In that time period, she says she still had hope that her sister would turn up alive, but in 1999 a detective showed up to their house to give them the news that her body had been found.
"The detective came to the house, and I had this gut feeling, ya know? I just had this gut feeling, just the look on his face. He said, 'well there's a couple boys that were hunting, running after a rabbit, and they found remains that we believe were your sister's.' And it was like shock," Rosetta said.
She says her mom never recovered from the news.
"She wanted answers, and she never got them before she passed away," she told 10News. "On her deathbed, she made me promise I would never give up on my sister's case. And I never will, I mean, she's my sister. You don't give up on that."
The Hernando County Sheriff's Office lists Carrie's case under "unsolved homicides" and Rosetta says detectives believe someone killed her sister. She wants to know who.
"I will never forget what they did, and how they've made everybody feel, and made me feel, and for taking my sister's life," Rosetta said. "I mean, it's not fair. What did she do? I want to know what she do for you to take her life? What did she do that was so horrible?"
Decades later, Rosetta doesn't know if she'll ever get resolution, but she knows the Hernando County Sheriff's Office detectives are hard at work. She says some of them are "like family."
She has renewed hope every time she hears about a cold case solved by new DNA technology.
"I always think about my sister, it's like, one day, this is gonna be on here that this is gonna be solved. Hopefully, it will be DNA, because it has come so far," she said.
Hernando County cold-case detective George Loydgren has already solved other cases using new DNA technology. Earlier this year, the sheriff's office announced they had a suspect in the 1983 sexual battery of 12-year-old girl.
Loydgren says not only is the science getting better, but their chances of tracking down the people committing crimes are too, because more people are sharing their DNA…
"Now you have these private companies like 23 and me," he said.
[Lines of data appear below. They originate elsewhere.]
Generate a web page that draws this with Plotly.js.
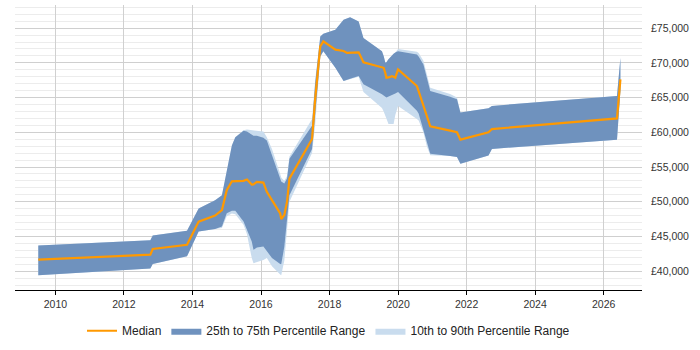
<!DOCTYPE html>
<html>
<head>
<meta charset="utf-8">
<script src="https://cdn.plot.ly/plotly-3.0.1.min.js"></script>
<style>
  html, body { margin: 0; padding: 0; background: #fff; }
  #chart { width: 700px; height: 350px; }
</style>
</head>
<body>
<div id="chart"></div>
<script>
// Sample dates (decimal years)
const dates = [
  2009.50, 2012.77, 2012.84, 2013.84, 2014.18, 2014.66, 2014.86, 2015.00, 2015.15, 2015.25,
  2015.49, 2015.59, 2015.73, 2015.78, 2015.88, 2016.07, 2016.17, 2016.32, 2016.56, 2016.59,
  2016.68, 2016.76, 2016.83, 2017.49, 2017.58, 2017.73, 2017.82, 2018.17, 2018.41, 2018.51,
  2018.60, 2018.85, 2018.99, 2019.53, 2019.58, 2019.63, 2019.66, 2019.72, 2019.82, 2019.87,
  2019.92, 2020.00, 2020.55, 2020.60, 2020.74, 2020.84, 2020.94, 2021.52, 2021.72, 2021.82,
  2022.64, 2022.74, 2026.39, 2026.49
];

// 10th percentile
const p10 = [
  39430, 40370, 41040, 42140, 45710, 46090, 46200, 47900, 48300, 48200,
  46700, 45300, 41900, 41140, 41300, 41600, 41900, 40710, 39510, 39400,
  41500, 46000, 50000, 57000, 61000, 70900, 71660, 69290, 67370, 67500,
  67700, 68000, 65800, 63500, 63000, 62500, 62000, 61200, 61200, 61200,
  62500, 63800, 61900, 61700, 60000, 58000, 56700, 56600, 56430, 55470,
  56660, 57610, 58940, 66000
];

// 25th percentile
const p25 = [
  39430, 40370, 41040, 42140, 45710, 46090, 46430, 48330, 48710, 48700,
  47140, 45940, 44290, 43090, 43400, 43570, 42860, 41900, 41040, 41000,
  43500, 47500, 50940, 57610, 62000, 70900, 71660, 69290, 67370, 67500,
  67700, 68090, 66900, 65470, 65300, 65100, 65000, 65100, 65400, 65500,
  65600, 65800, 63090, 62700, 60470, 58570, 56900, 56600, 56430, 55470,
  56660, 57610, 58940, 66000
];

// Median
const median = [
  41660, 42370, 43190, 43800, 47140, 48000, 48800, 51660, 52940, 52940,
  53000, 53190, 52470, 52500, 52860, 52760, 51430, 50230, 48330, 47510,
  48090, 50000, 53330, 59040, 64740, 72370, 73090, 71900, 71700, 71430,
  71450, 71510, 70090, 69400, 69290, 68500, 67860, 67900, 68090, 68000,
  67860, 69040, 66660, 65940, 63800, 62300, 60860, 60230, 60000, 58940,
  60000, 60470, 62000, 67610
];

// 75th percentile
const p75 = [
  43710, 44470, 45140, 45810, 49040, 50230, 50940, 54510, 58090, 59290,
  60230, 60100, 59700, 59510, 59510, 59200, 58800, 56660, 53330, 52900,
  52610, 53330, 56190, 60940, 67000, 73800, 74190, 74760, 76190, 76400,
  76570, 75940, 73570, 71660, 71000, 70000, 70100, 70500, 71100, 71300,
  71500, 71660, 71190, 70900, 69760, 68000, 65940, 65100, 64760, 62860,
  63470, 63800, 65230, 70710
];

// 90th percentile
const p90 = [
  43710, 44470, 45140, 45810, 49040, 50230, 50940, 54510, 58090, 59290,
  60300, 60400, 60300, 60230, 60230, 60100, 59290, 57610, 54000, 53500,
  53000, 53700, 56500, 61900, 67500, 73800, 74190, 74760, 76190, 76400,
  76570, 75940, 73570, 71660, 71000, 70000, 70100, 70500, 71100, 71300,
  71500, 72000, 71600, 71400, 70300, 68500, 66430, 65500, 65000, 62860,
  63470, 63800, 65230, 70710
];

const seriesNames = ['Median', '25th to 75th Percentile Range', '10th to 90th Percentile Range'];

// Closed polygon: upper edge left-to-right, lower edge right-to-left
function band(upper, lower) {
  return {
    x: dates.concat(dates.slice().reverse()),
    y: upper.concat(lower.slice().reverse())
  };
}

const outer = band(p90, p10);
const inner = band(p75, p25);

const traces = [
  {
    type: 'scatter', mode: 'lines', name: seriesNames[2], legendrank: 3,
    x: outer.x, y: outer.y, fill: 'toself', fillcolor: '#c9dcee',
    line: { width: 0, color: '#c9dcee' }, hoverinfo: 'skip'
  },
  {
    type: 'scatter', mode: 'lines', name: seriesNames[1], legendrank: 2,
    x: inner.x, y: inner.y, fill: 'toself', fillcolor: '#6f92be',
    line: { width: 0, color: '#6f92be' }, hoverinfo: 'skip'
  },
  {
    type: 'scatter', mode: 'lines', name: seriesNames[0], legendrank: 1,
    x: dates, y: median, line: { color: '#ff9900', width: 2.2 }
  }
];

const font = { family: '"Liberation Sans", Arial, sans-serif', size: 10.5, color: '#333' };

const layout = {
  width: 700, height: 350,
  margin: { l: 15, r: 58, t: 5, b: 58 },
  paper_bgcolor: '#fff', plot_bgcolor: '#fff',
  font: font,
  showlegend: true,
  legend: {
    orientation: 'h', x: 0.5, xanchor: 'center', y: -0.143, yanchor: 'middle',
    font: { family: font.family, size: 12, color: '#222' }, traceorder: 'normal'
  },
  xaxis: {
    range: [2008.82, 2027.12], tick0: 2010, dtick: 2,
    showgrid: true, gridcolor: '#d0d0d0', gridwidth: 1,
    showline: true, linecolor: '#000', linewidth: 1,
    ticks: 'outside', ticklen: 4, tickcolor: '#000',
    zeroline: false, tickfont: font
  },
  yaxis: {
    side: 'right', range: [37290, 78330], tick0: 40000, dtick: 5000,
    tickprefix: '£', tickformat: ',d', separatethousands: true,
    showgrid: true, gridcolor: '#cfcfcf', gridwidth: 1,
    minor: { dtick: 1000, showgrid: true, gridcolor: '#ececec', gridwidth: 1 },
    showline: false, ticks: '', ticklabelstandoff: 8,
    zeroline: false, tickfont: font
  }
};

Plotly.newPlot('chart', traces, layout, { displayModeBar: false, staticPlot: true });
</script>
</body>
</html>
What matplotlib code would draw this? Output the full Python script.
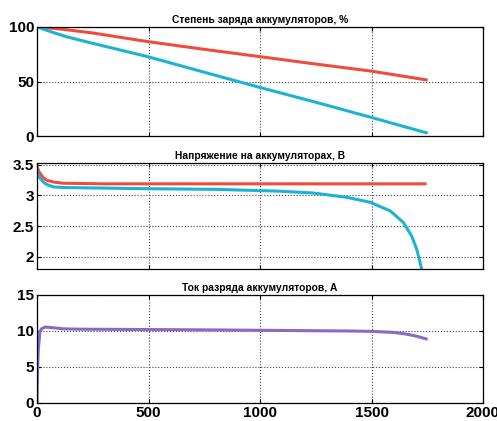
import matplotlib.pyplot as plt

# время, с
t_soc = [0, 50, 133, 250, 500, 750, 1000, 1250, 1500, 1745]
soc_red = [100, 99.2, 97.5, 94.5, 86.5, 79.5, 72.8, 66, 59.5, 51.5]
soc_blue = [100, 96.5, 91, 85, 72.6, 58.5, 44.5, 31, 17, 3]

t_v = [0, 10, 28, 43, 73, 118, 300, 500, 800, 1090, 1239, 1389, 1493, 1583, 1643, 1680, 1703, 1725, 1740]
v_red = [3.47, 3.38, 3.29, 3.25, 3.22, 3.2, 3.19, 3.19, 3.19, 3.19, 3.19, 3.19, 3.19, 3.19, 3.19, 3.19, 3.19, 3.19, 3.19]
v_blue = [3.39, 3.3, 3.22, 3.18, 3.14, 3.13, 3.12, 3.11, 3.1, 3.07, 3.04, 2.97, 2.89, 2.75, 2.56, 2.34, 2.12, 1.8, 1.6]

t_i = [0, 3, 6, 10, 13, 20, 36, 58, 118, 200, 500, 800, 1000, 1200, 1400, 1500, 1600, 1650, 1700, 1745]
i_val = [0, 5.0, 7.5, 8.8, 9.9, 10.3, 10.55, 10.5, 10.3, 10.25, 10.2, 10.15, 10.1, 10.05, 10.0, 9.95, 9.8, 9.6, 9.3, 8.9]

red = "#f04b3c"
blue = "#1cb3d3"
purple = "#8a6bc4"

plt.rcParams["font.family"] = ["Liberation Sans", "DejaVu Sans"]

fig = plt.figure(figsize=(4.97, 4.21), dpi=100)
W, H = 497, 421
left = 37 / W
width = (483 - 37) / W

# positions in px: top, bottom
boxes = [(27, 136), (163, 269), (295, 403)]
axes = []
for top, bot in boxes:
    ax = fig.add_axes([left, 1 - bot / H, width, (bot - top) / H])
    axes.append(ax)

ax1, ax2, ax3 = axes

ax1.plot(t_soc, soc_red, color=red, lw=2.2)
ax1.plot(t_soc, soc_blue, color=blue, lw=2.2)
ax1.set_ylim(0, 100)
ax1.set_yticks([0, 50, 100])
ax1.set_title("Степень заряда аккумуляторов, %", fontsize=7.4, fontweight="bold", pad=3)

ax2.plot(t_v, v_red, color=red, lw=2.2)
ax2.plot(t_v, v_blue, color=blue, lw=2.2)
ax2.set_ylim(1.8, 3.53)
ax2.set_yticks([2, 2.5, 3, 3.5])
ax2.set_yticklabels(["2", "2.5", "3", "3.5"])
ax2.set_title("Напряжение на аккумуляторах, В", fontsize=7.4, fontweight="bold", pad=3)

ax3.plot(t_i, i_val, color=purple, lw=2.2)
ax3.set_ylim(0, 15)
ax3.set_yticks([0, 5, 10, 15])
ax3.set_title("Ток разряда аккумуляторов, А", fontsize=7.4, fontweight="bold", pad=3)

for ax in axes:
    ax.set_xlim(0, 2000)
    ax.set_xticks([0, 500, 1000, 1500, 2000])
    ax.grid(True, linestyle=":", color="#444444", linewidth=0.8)
    ax.tick_params(direction="in", top=True, right=True, length=3, labelsize=11, pad=2)
    for lbl in ax.get_xticklabels() + ax.get_yticklabels():
        lbl.set_fontweight("bold")
    for s in ax.spines.values():
        s.set_linewidth(0.9)

ax1.tick_params(labelbottom=False)
ax2.tick_params(labelbottom=False)

fig.savefig("out.png", dpi=100)
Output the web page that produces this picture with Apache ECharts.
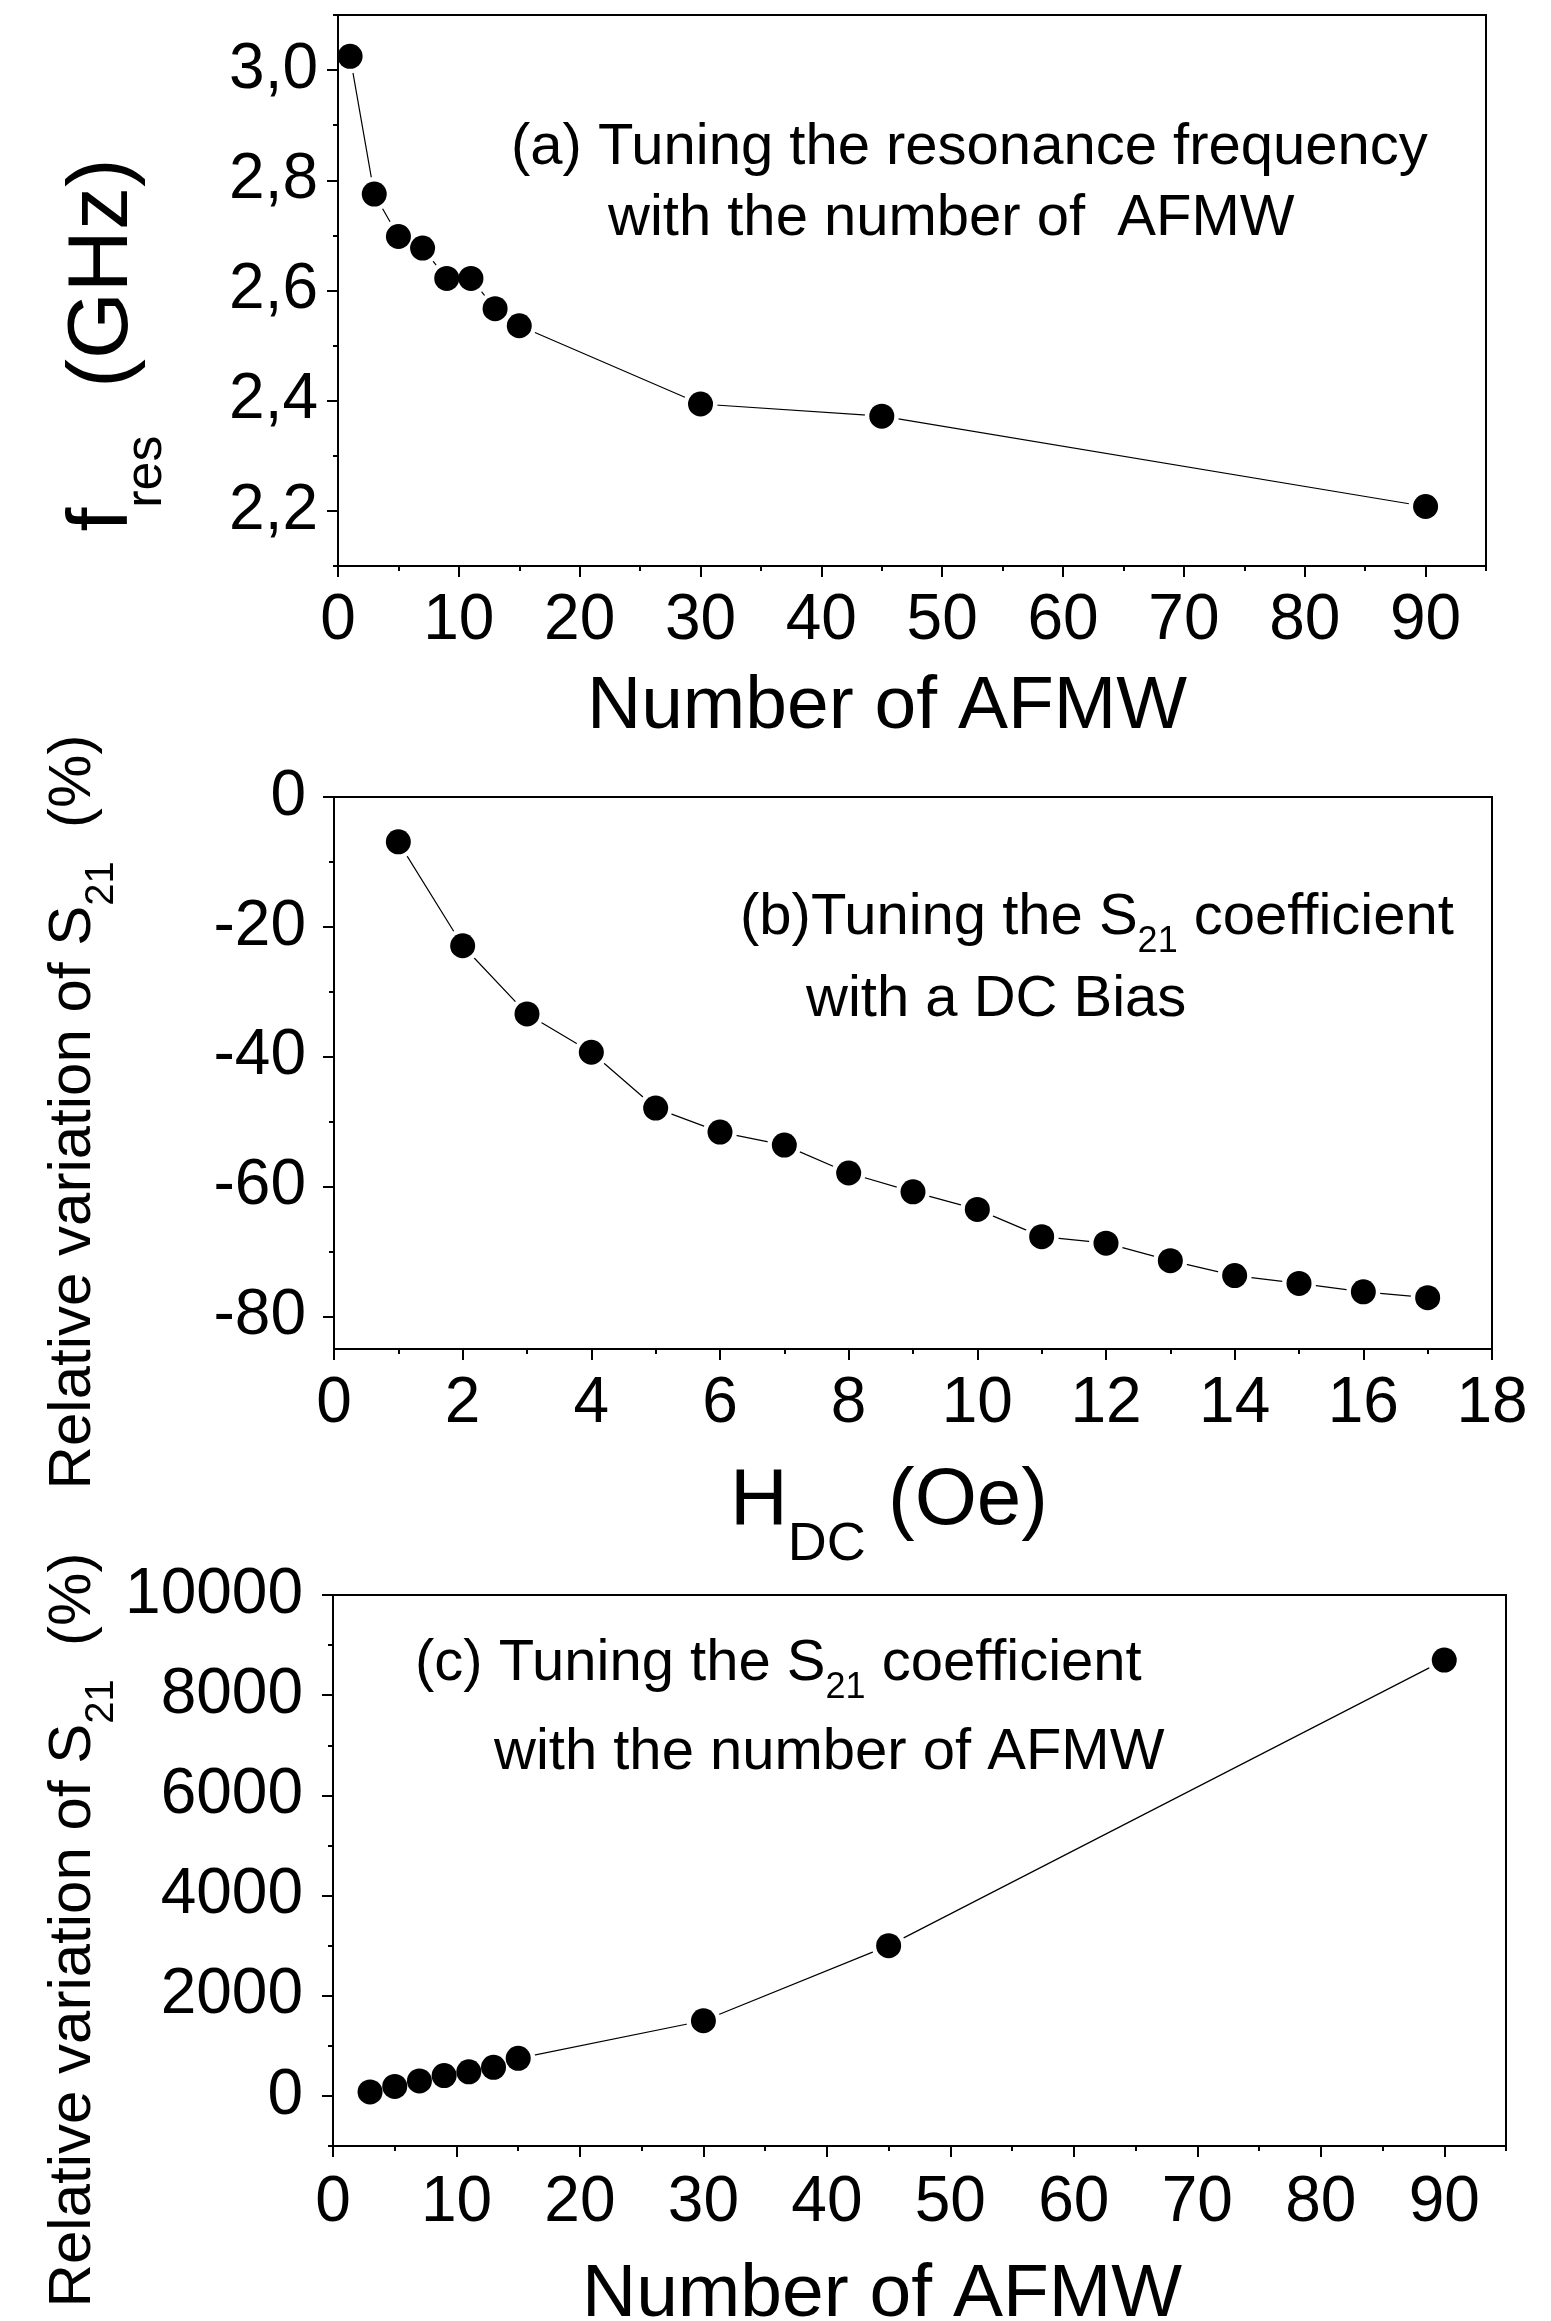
<!DOCTYPE html>
<html>
<head>
<meta charset="utf-8">
<script src="https://cdn.jsdelivr.net/npm/echarts@6/dist/echarts.min.js"></script>
<style>
  html, body { margin: 0; padding: 0; background: #fff; }
  #chart { width: 1551px; height: 2321px; }
</style>
</head>
<body>
<div id="chart"></div>
<script>
const FONT = "'Liberation Sans', Arial, sans-serif";

// (a) resonance frequency vs number of AFMW
const afmwA = [1, 3, 5, 7, 9, 11, 13, 15, 30, 45, 90];
const fresA = [3.025, 2.775, 2.698, 2.677, 2.622, 2.622, 2.567, 2.536, 2.394, 2.372, 2.208];
const fresTicks = [2.2, 2.4, 2.6, 2.8, 3.0];
const fresMinor = [2.1, 2.3, 2.5, 2.7, 2.9, 3.1];
const afmwTicks = [0, 10, 20, 30, 40, 50, 60, 70, 80, 90];
const afmwMinor = [5, 15, 25, 35, 45, 55, 65, 75, 85, 95];

// (b) S21 variation vs DC bias
const hdcB = [1, 2, 3, 4, 5, 6, 7, 8, 9, 10, 11, 12, 13, 14, 15, 16, 17];
const s21B = [-6.9, -22.9, -33.4, -39.3, -47.9, -51.6, -53.6, -57.9, -60.8, -63.5, -67.7, -68.7, -71.4, -73.7, -74.9, -76.2, -77.1];
const hdcTicks = [0, 2, 4, 6, 8, 10, 12, 14, 16, 18];
const hdcMinor = [1, 3, 5, 7, 9, 11, 13, 15, 17];
const s21BTicks = [0, -20, -40, -60, -80];
const s21BMinor = [-10, -30, -50, -70];

// (c) S21 variation vs number of AFMW
const afmwC = [3, 5, 7, 9, 11, 13, 15, 30, 45, 90];
const s21C = [80, 190, 300, 405, 480, 570, 750, 1500, 3000, 8700];
const s21CTicks = [0, 2000, 4000, 6000, 8000, 10000];
const s21CMinor = [-1000, 1000, 3000, 5000, 7000, 9000];

const black = "#000";

// main axis (line, long ticks, labels) + a second one only for the short ticks
function makeAxes(gridIndex, position, min, max, major, minor, formatter, margin) {
    return [
        {
            type: "value",
            gridIndex: gridIndex,
            position: position,
            min: min,
            max: max,
            z: 5,
            axisLine: { show: true, onZero: false, lineStyle: { color: black, width: 2 } },
            axisTick: { show: true, length: 11, customValues: major, lineStyle: { color: black, width: 2 } },
            axisLabel: {
                customValues: major,
                formatter: formatter,
                margin: margin,
                color: black,
                fontSize: 64,
                lineHeight: 64,
                fontFamily: FONT
            },
            splitLine: { show: false }
        },
        {
            type: "value",
            gridIndex: gridIndex,
            position: position,
            min: min,
            max: max,
            z: 5,
            axisLine: { show: false, onZero: false },
            axisTick: { show: true, length: 5, customValues: minor, lineStyle: { color: black, width: 2 } },
            axisLabel: { show: false },
            splitLine: { show: false }
        }
    ];
}

function plain(v) {
    return String(v);
}

function comma(v) {
    return v.toFixed(1).replace(".", ",");
}

// white circles under the markers leave a small gap between line and marker
function makeSeries(axisIndex, xs, ys) {
    const data = xs.map((x, i) => [x, ys[i]]);
    return [
        {
            type: "line",
            xAxisIndex: axisIndex,
            yAxisIndex: axisIndex,
            data: data,
            symbol: "circle",
            symbolSize: 34,
            itemStyle: { color: "#fff", borderWidth: 0, opacity: 1 },
            lineStyle: { color: black, width: 1.2 },
            emphasis: { disabled: true },
            silent: true,
            z: 2
        },
        {
            type: "scatter",
            xAxisIndex: axisIndex,
            yAxisIndex: axisIndex,
            data: data,
            symbol: "circle",
            symbolSize: 25,
            itemStyle: { color: black, opacity: 1 },
            emphasis: { disabled: true },
            silent: true,
            z: 3
        }
    ];
}

function richText(x, y, text, rich, opts) {
    const o = opts || {};
    return {
        type: "text",
        x: x,
        y: y,
        rotation: o.rotation || 0,
        silent: true,
        style: {
            text: text,
            rich: rich,
            fill: black,
            fontFamily: FONT,
            fontSize: o.fontSize || 58,
            align: o.align || "left",
            verticalAlign: "middle"
        }
    };
}

function subRich(mainSize, mainLh, subSize, subLh) {
    return {
        m: { fontSize: mainSize, lineHeight: mainLh, fontFamily: FONT, fill: black },
        s: { fontSize: subSize, lineHeight: subLh, fontFamily: FONT, fill: black, verticalAlign: "bottom" }
    };
}

const gridStyle = { show: true, borderColor: black, borderWidth: 2, backgroundColor: "transparent" };

const xAxes = [].concat(
    makeAxes(0, "bottom", 0, 95, afmwTicks, afmwMinor, plain, 23),
    makeAxes(1, "bottom", 0, 18, hdcTicks, hdcMinor, plain, 23),
    makeAxes(2, "bottom", 0, 95, afmwTicks, afmwMinor, plain, 25)
);
const yAxes = [].concat(
    makeAxes(0, "left", 2.1, 3.1, fresTicks, fresMinor, comma, 20),
    makeAxes(1, "left", -85, 0, s21BTicks, s21BMinor, plain, 28),
    makeAxes(2, "left", -1000, 10000, s21CTicks, s21CMinor, plain, 30)
);

const annRich = subRich(58, 84, 36, 36);
const titleRich = subRich(60, 98, 40, 40);

const graphics = [
    // panel (a)
    richText(511, 148, "{m|(a) Tuning the resonance frequency}", annRich),
    richText(608, 219, "{m|with the number of  AFMW}", annRich),
    richText(587, 707, "{m|Number of AFMW}", subRich(75, 75, 48, 48)),
    richText(103, 345, "{m|f}{s|res}{m|  (GHz)}", subRich(86, 140, 52, 52), { rotation: Math.PI / 2, align: "center" }),
    // panel (b)
    richText(740, 918, "{m|(b)Tuning the S}{s|21}{m| coefficient}", annRich),
    richText(806, 1000, "{m|with a DC Bias}", annRich),
    richText(730, 1502, "{m|H}{s|DC}{m| (Oe)}", subRich(80, 140, 54, 54)),
    richText(73, 1112, "{m|Relative variation of S}{s|21}{m|  (%)}", titleRich, { rotation: Math.PI / 2, align: "center" }),
    // panel (c)
    richText(415, 1664, "{m|(c) Tuning the S}{s|21}{m| coefficient}", annRich),
    richText(494, 1753, "{m|with the number of AFMW}", annRich),
    richText(582, 2295, "{m|Number of AFMW}", subRich(75, 75, 48, 48)),
    richText(73, 1930, "{m|Relative variation of S}{s|21}{m|  (%)}", titleRich, { rotation: Math.PI / 2, align: "center" })
];

const option = {
    animation: false,
    backgroundColor: "#fff",
    textStyle: { fontFamily: FONT, color: black },
    grid: [
        Object.assign({ left: 338, top: 15, width: 1148, height: 551 }, gridStyle),
        Object.assign({ left: 334, top: 797, width: 1158, height: 552 }, gridStyle),
        Object.assign({ left: 333, top: 1595, width: 1173, height: 551 }, gridStyle)
    ],
    xAxis: xAxes,
    yAxis: yAxes,
    series: [].concat(
        makeSeries(0, afmwA, fresA),
        makeSeries(2, hdcB, s21B),
        makeSeries(4, afmwC, s21C)
    ),
    graphic: graphics
};

const chart = echarts.init(document.getElementById("chart"), null, { renderer: "canvas" });
chart.setOption(option);
</script>
</body>
</html>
You're not gonna have the bad guys putting their DNA in, but family members are putting it in. And it's more than DNA."
The cold case unit is using companies like "Facelogics" to help them recreate what people would look like. When a body is found, detectives send the company information from their investigation, the autopsy report, and medical examiner's findings.
They put all of that together, and the recreation is the artists' rendition. Loydgren says with the recreation, detectives have a better shot of identifying who they are.
He hopes all of these tools can help bring closure to the families of people who have gone so long without answers.
Family members like Rosetta, who continues to keep her promise to her mom 23 years later, and never gives up.